Nope. Talia is an important part of the story, and you take her away, the parallels between them change. From there, there's no telling what kind of shape the story will take with Bane as the main antagonist or if it'd be better. I will agree that they should have found a better actress for Talia, but that's it. It feels like she and Hardy were chosen just because Nolan likes working with them rather than that they fit the roles. Also, in no way is Bane's achievements lessened for the fact that he is working under Talia, unless you similarly think Alfred, Lucious, and Gordon are pathetic for working with Batman.

And what TDKR had going for it is that it is the first story I know of that ended Bruce's stint as Batman where he gave up being Batman willingly, which is I feel is the perfect ending for him to have. The movie never forgot that no matter how badass being batman was, no sane person would ever actually want to do it, and that ultimately lead to a more mature telling of the stories than most of them are.

The bat-copter was by far the most offensive thing in it, though. Not because it violates physics or whatever, but because it solely existed so the writers wouldn't have to think about how Batman gets from one plot point to the next because he has a magic bat-carpet. The worst part is that it didn't even look cool or do anything badass.

Can't agree with you there. The Batwing (They call it the Bat in the movie.

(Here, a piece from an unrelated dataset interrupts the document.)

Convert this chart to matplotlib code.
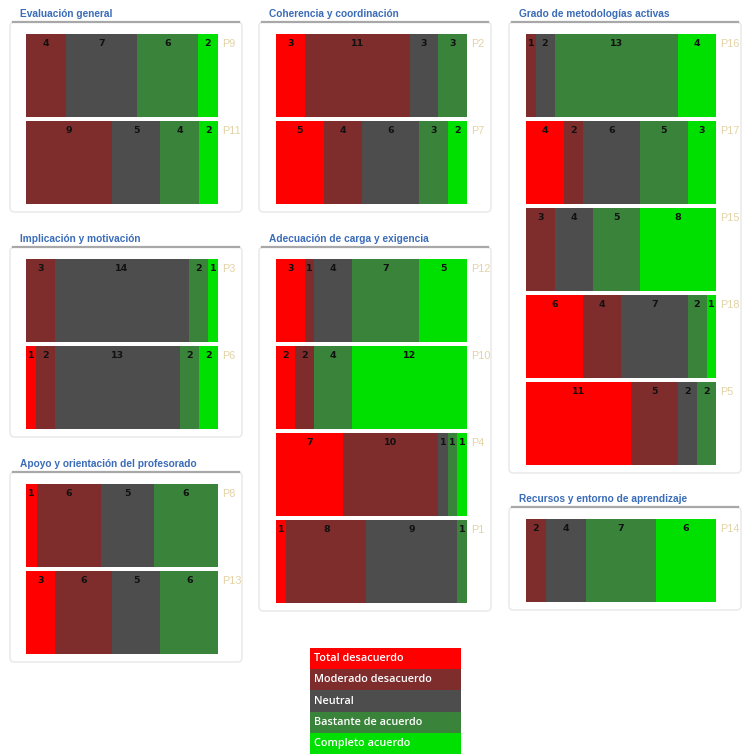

I don't know why, it's the Batwing.) was awesome.

With Slade, I feel like what the showrunners wanted to go for was Mirakuru amplifying your negative emotions and Shado's death was just an excuse for Slade to act in a destructive manner, but nothing in the setup or execution was really convincing in that respect. I think a lot of that would've been fixed if the decision Oliver made was obviously cowardly or weak, because Slade would've had a legitimate reason to feel betrayed and Oliver would've had a character arc in order to overcome Slade by combating his own guilt instead of just defeating him by punching him a bunch of times. Manu doing everything with confidence and swagger really did help in allowing people to overlook just how stupid Slade's motivations were, though.

If they were going for that, they shouldn't have had every character agreeing that Ollie was the one who holds responsibility for Shado's death. He doesn't, but the show doesn't seem acknowledge that. The best they offer him is that he was in a shitty position where there was no right choice, but that's different from saying he isn't at all to blame whatsoever.

Slade even lost his swagger once he became deathstroke. Before, he emoted and felt like someone who just talked with an awesome accent. After Miracuru, he just talks in this hushed, tense monotone voice all the fucking time, even in normal situations, so what was once swag became silly. He's got permanent Batman voice. Dude can't order a coffee without it sounding like he wants to rip the waiter's throat out. It's hilarious, but it's not intimidating anymore due to overuse.
 
When did they play the "Welcome to the New Age" song in Arrow? I don't remember ever hearing it. But then, it was probably the first time I ever heard the song, so I just didn't take notice of it.

I remember hearing it in the pilot of The 100. That was exactly the point that I turned that show off.
Your loss. The 100 gets so good. First 3 episodes are pretty meh, then it improves a little and second half of the season is very very good.